Durante as apresentações das defesas, primeiro a falar, o advogado Aristides Junqueira, que representa o PP, afirmou que o aval do Congresso não se tratava “de impunidade, mas de respeito ao voto do povo”, além de “manter a harmonia dos poderes”. Para o advogado, o mandato popular deve ser preservado sempre, não se podendo afastar o parlamentar como se a função e profissão dele fosse a de um “comum dos mortais”. Ele defendeu que a única prisão de parlamentar permitida pela Constituição é a em flagrante, não podendo ser substituída por prisão cautelar.

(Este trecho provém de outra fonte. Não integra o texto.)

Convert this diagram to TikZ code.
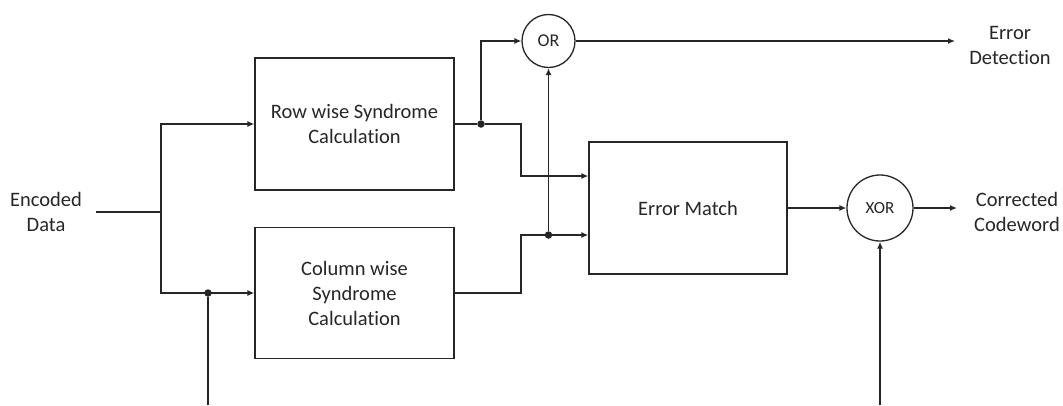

Representando o Senado, o advogado Hugo Souto Kalil começou sua defesa fazendo um questionamento: “Podem ser aplicadas medidas cautelares de natureza penal aos parlamentares sem autorização da Constituição?”. Diante da sua própria indagação, ele respondeu que não. Para Kalil, a imunidade funciona como garantia de defesa institucional de um Legislativo independente e livre. Ele afirmou que o Senado não é maior que o Supremo, nem o contrário, e “todos devem obediência à Constituição”.
Pela Câmara, falou o deputado pelo PV de São Paulo e advogado Evandro Gussi. De acordo com ele, os mandatos parlamentares, apesar de todos os problemas, sempre foram os “garantidores últimos da liberdade humana”. “Não se pode dizer que o constituinte de 1988 errou, e que certos estavam os constituintes de 1969. É proteção do parlamentar intocável”, defendeu.
A advogada-geral da União, Grace Mendonça, que comanda órgão que deu posições antagônicas sobre o tema, falou pelo presidente Michel Temer (PMDB). Ela criticou o recolhimento noturno, alegando que muitas das atividades parlamentares ocorrem à noite, e defendeu que a regra concebida pelo legislador é a não prisão do parlamentar. “Não é privilégio. Imunidade parlamentar preserva o poder Legislativo”, alegou.